The political contests are on! I'm fully entertained by the British campaign coverage. Not being a U.K. citizen myself, I can listen, laugh, sit back, and appreciate. And just recently, the American contest has begun in earnest. I shake my head. It’s a circus!
Before I start my post in earnest, let me state clearly: if you are a Democrat, Republican, Libertarian, Green, Constitution, or anything else, it’s your right to vote the way you wish. You can lean left, right, or center. It’s your business, not mine.
My post is about the gospel and politics. Can they mix? I wrote a previous post about gospel-centered living. (You may access it, here.) I believe that a gospel lifestyle should color every aspect of our lives—including our politics.
Let me explain.
First, we’ll review the three parts of the gospel:
- Jesus’ death on the cross for our sins
- His burial
- His resurrection.
A person who lives the gospel shuns sin and lives for God. He’s morally pure and actively serving the Lord.
Politically, the gospel-centered person will look for candidates and parties that allow him to live as God commands.
If you listen to the campaign rhetoric, you’ll hear promises of Utopia. You’ll also hear mud slinging and watch nasty-tempered ads. Each party promises the moon and criticizes everyone else.
So, how does a Christian live out the gospel in politics? (I’m using male pronouns, but they represent both sexes.)
- Freedom of religion—so that you can live a godly life and be free to worship.
- Morality—This means you should take into account the candidate’s platform on abortion, gay marriage, family interests, and crime and punishment.
- Character—I believe you can evaluate each candidate’s personal record.
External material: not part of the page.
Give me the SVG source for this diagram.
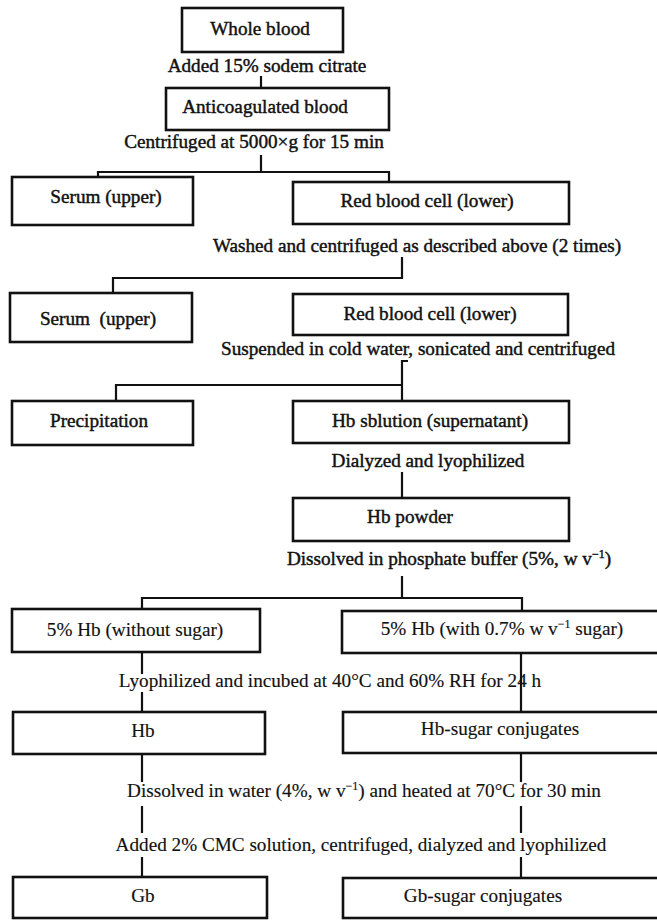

Does he lie? What is his voting record? Are there any past scandals? Has he committed adultery? Does he have a strong family? What are his positions on moral issues? How does the candidate act?
- Honesty—Analyze what the candidates have said in the past. Have they misrepresented the facts? Have they promised and then flip-flopped? Have they flat out lied? If they have been public servants, have their policies been aboveboard, and funds been used as designated? Have they helped rather than harmed?
- Those who promote evil.
- Those whose policies would limit your Christian freedoms.
If you’re involved in politics:
- Make sure your priorities are right: your personal relationship with God, family, and then your work. But seek ye first the kingdom of God, and his righteousness; and all these things shall be added unto you (Matthew 6:33). If you can’t keep your priorities in the right order, then you’d better rethink your political involvement.
- Be honest. If you are asked to do anything dishonest, you know that doesn’t please God, and you need to refuse. If you’re active in a party, and you cannot be honest, you’re in the wrong party.
- Be modest. Humility is a hallmark of the Christian life. Give credit to others. Honor God. Dress appropriately and modestly.
- Stay clean. A clean, moral life is what God expects. For this is the will of God, even your sanctification, that ye should abstain from fornication (1 Thessalonians 4:3).
- Be kind. A Christian should be gracious and tactful. It’s always appropriate to act like a gentleman or a lady. As we have therefore opportunity, let us do good unto all men, especially unto them who are of the household of faith (Galatians 6:10).
- Be a true public servant.
The “separation of church and state” was never meant to mean that religion has no place in people’s lives or in the government. It means that people should have the freedom to worship as they choose, and that government doesn’t financially support any particular religious group. The founders of the United States of America respected God and believed in the freedom to worship.
May we all consider what God would have us to do in these upcoming elections.